Instruction. In the entries below, find the line containing "What Altair code" and the line containing "Sans, Noto Sans". Copy those two lines and everything between them exactly, and only that.

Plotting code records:
"""
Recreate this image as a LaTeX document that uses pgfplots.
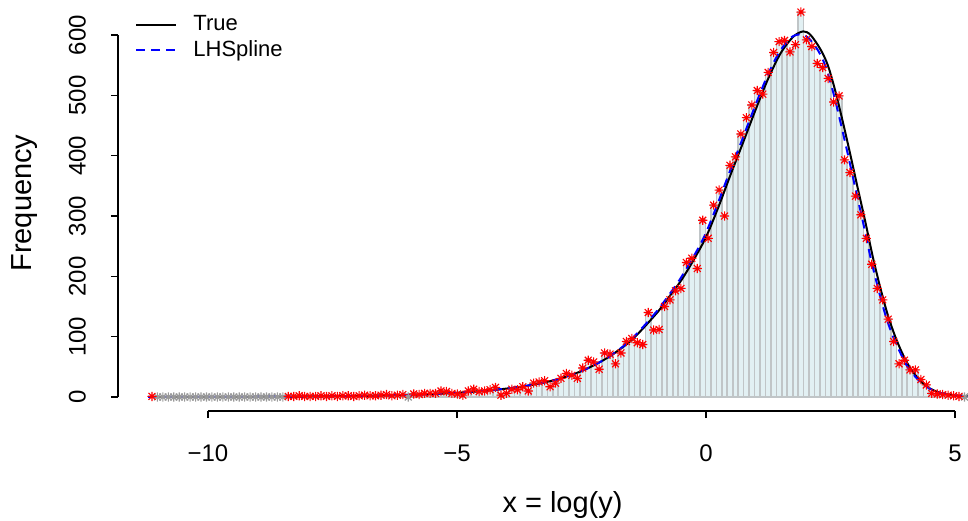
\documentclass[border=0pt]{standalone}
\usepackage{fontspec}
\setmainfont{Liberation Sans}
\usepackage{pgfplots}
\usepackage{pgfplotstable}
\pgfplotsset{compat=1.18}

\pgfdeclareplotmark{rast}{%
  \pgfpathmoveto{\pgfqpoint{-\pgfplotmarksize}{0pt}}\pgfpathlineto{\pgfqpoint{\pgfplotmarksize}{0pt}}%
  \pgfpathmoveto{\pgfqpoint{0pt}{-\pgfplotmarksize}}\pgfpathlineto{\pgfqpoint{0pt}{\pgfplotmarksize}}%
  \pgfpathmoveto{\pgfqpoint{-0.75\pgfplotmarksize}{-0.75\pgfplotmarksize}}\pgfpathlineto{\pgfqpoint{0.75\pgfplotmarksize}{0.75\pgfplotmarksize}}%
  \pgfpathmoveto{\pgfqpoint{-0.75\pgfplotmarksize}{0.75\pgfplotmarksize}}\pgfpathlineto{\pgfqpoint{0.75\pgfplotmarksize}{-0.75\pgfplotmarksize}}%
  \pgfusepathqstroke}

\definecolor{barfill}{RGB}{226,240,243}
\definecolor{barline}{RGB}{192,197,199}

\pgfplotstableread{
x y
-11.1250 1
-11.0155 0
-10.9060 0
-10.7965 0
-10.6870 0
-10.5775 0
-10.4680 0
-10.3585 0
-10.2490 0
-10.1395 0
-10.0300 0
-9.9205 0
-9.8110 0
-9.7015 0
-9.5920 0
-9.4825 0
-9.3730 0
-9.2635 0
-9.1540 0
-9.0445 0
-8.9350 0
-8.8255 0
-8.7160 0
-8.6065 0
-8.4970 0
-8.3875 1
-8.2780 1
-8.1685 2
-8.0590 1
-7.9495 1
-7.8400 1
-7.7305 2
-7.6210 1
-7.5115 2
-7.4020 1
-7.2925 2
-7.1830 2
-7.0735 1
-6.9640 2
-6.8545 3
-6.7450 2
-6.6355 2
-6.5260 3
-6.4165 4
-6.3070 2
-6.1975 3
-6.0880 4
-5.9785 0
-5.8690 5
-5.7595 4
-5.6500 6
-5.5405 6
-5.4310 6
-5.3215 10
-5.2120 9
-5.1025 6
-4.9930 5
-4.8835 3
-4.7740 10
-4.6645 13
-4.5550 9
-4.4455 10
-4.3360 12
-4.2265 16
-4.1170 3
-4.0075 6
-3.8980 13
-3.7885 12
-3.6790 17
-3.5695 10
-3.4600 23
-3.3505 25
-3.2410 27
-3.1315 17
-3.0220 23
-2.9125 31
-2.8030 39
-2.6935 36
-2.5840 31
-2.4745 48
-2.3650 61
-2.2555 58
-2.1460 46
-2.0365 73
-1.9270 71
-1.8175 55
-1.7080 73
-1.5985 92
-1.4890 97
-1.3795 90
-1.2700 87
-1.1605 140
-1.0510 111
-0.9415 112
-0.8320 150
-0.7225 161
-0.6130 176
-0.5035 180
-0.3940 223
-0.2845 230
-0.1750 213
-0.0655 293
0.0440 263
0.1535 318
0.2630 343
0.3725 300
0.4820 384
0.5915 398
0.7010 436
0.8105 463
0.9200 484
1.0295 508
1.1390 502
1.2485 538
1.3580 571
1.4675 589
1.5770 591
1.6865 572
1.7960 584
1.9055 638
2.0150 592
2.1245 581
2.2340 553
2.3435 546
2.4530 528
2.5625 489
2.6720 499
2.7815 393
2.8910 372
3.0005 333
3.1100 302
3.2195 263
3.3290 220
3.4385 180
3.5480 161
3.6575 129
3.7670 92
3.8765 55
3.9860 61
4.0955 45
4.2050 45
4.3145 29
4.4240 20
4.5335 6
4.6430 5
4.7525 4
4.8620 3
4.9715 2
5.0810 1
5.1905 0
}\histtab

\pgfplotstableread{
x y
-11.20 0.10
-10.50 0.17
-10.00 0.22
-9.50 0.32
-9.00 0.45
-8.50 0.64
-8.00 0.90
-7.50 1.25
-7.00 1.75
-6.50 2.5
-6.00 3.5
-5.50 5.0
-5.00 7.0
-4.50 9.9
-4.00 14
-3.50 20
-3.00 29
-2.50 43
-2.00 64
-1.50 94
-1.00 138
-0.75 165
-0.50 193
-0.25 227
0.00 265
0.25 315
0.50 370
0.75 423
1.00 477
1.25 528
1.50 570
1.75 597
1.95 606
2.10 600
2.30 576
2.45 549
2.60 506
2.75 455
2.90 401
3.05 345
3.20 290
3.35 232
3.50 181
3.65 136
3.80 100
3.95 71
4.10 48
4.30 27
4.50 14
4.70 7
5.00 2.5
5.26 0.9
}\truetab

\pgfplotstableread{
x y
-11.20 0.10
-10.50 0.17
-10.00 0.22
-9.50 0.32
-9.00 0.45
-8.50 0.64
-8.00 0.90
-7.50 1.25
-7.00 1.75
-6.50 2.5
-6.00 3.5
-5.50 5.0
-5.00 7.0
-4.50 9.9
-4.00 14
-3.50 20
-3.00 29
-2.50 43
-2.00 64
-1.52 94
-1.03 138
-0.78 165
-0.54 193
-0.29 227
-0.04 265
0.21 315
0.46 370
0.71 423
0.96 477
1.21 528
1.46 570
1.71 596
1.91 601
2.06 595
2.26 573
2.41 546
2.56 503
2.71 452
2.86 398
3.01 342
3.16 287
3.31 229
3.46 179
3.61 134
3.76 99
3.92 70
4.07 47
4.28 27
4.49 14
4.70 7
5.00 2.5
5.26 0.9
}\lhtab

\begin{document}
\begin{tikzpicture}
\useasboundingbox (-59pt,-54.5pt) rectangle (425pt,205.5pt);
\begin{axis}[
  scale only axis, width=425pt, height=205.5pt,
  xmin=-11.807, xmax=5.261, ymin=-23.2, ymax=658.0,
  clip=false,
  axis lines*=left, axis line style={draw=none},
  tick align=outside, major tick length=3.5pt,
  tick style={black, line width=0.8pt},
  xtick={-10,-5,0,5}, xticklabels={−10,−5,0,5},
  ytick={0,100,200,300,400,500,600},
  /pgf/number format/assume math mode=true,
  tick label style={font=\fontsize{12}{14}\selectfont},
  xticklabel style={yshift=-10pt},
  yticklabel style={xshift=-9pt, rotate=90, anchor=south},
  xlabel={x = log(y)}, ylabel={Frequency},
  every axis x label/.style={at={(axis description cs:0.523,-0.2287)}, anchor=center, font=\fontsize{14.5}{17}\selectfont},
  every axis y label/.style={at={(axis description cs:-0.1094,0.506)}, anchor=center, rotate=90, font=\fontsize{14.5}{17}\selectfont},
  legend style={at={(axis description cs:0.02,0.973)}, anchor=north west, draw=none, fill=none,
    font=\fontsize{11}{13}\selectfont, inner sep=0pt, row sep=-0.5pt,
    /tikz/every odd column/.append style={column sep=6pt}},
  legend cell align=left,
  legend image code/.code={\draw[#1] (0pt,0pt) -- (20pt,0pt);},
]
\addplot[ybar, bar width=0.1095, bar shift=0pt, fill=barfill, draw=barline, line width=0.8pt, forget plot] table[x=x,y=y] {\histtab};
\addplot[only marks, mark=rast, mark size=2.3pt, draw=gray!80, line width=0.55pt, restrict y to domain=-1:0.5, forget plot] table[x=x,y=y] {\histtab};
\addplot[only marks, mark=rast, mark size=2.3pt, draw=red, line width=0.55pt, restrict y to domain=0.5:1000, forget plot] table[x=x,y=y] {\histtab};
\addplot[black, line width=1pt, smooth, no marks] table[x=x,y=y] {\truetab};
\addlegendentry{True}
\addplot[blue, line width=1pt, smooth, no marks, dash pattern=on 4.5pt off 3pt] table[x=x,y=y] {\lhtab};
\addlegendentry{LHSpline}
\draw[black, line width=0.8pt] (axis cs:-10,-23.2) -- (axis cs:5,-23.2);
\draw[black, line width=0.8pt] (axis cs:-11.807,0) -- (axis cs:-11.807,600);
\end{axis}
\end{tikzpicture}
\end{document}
"""
"""
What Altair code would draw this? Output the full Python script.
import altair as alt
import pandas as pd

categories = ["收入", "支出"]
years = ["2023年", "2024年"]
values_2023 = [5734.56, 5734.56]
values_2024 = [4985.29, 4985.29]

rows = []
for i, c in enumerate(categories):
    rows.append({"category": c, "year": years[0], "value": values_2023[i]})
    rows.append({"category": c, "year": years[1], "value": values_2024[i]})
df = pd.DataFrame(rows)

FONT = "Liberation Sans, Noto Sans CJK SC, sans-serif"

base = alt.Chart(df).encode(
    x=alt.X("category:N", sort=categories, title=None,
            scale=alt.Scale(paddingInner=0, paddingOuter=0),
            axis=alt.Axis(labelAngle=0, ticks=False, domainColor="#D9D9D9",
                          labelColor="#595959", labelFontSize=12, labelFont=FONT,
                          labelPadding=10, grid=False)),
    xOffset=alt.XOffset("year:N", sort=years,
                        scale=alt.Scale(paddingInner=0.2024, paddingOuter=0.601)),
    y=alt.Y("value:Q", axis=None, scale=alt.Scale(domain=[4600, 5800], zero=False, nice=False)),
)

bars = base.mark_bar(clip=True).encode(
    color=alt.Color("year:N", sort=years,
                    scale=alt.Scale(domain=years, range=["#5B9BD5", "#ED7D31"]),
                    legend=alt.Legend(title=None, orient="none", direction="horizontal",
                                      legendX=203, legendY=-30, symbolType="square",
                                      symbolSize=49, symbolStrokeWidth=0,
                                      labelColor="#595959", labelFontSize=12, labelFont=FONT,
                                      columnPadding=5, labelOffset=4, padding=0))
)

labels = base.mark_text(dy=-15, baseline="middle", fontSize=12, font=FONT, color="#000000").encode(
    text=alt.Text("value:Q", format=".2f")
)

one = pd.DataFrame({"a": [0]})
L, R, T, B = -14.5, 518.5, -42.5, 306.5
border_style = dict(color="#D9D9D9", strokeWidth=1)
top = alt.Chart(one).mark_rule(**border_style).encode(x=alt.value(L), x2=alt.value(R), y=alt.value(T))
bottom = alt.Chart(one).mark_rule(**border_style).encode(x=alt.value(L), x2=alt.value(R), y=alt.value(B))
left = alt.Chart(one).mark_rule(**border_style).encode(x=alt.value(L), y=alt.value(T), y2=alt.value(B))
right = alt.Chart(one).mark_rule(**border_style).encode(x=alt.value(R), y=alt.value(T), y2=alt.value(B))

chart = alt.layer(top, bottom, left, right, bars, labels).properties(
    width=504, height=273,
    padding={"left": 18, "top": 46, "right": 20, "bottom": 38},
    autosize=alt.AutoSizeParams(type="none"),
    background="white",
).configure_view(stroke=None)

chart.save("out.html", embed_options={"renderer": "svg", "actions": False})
"""
Worked solution.
What Altair code would draw this? Output the full Python script.
import altair as alt
import pandas as pd

categories = ["收入", "支出"]
years = ["2023年", "2024年"]
values_2023 = [5734.56, 5734.56]
values_2024 = [4985.29, 4985.29]

rows = []
for i, c in enumerate(categories):
    rows.append({"category": c, "year": years[0], "value": values_2023[i]})
    rows.append({"category": c, "year": years[1], "value": values_2024[i]})
df = pd.DataFrame(rows)

FONT = "Liberation Sans, Noto Sans CJK SC, sans-serif"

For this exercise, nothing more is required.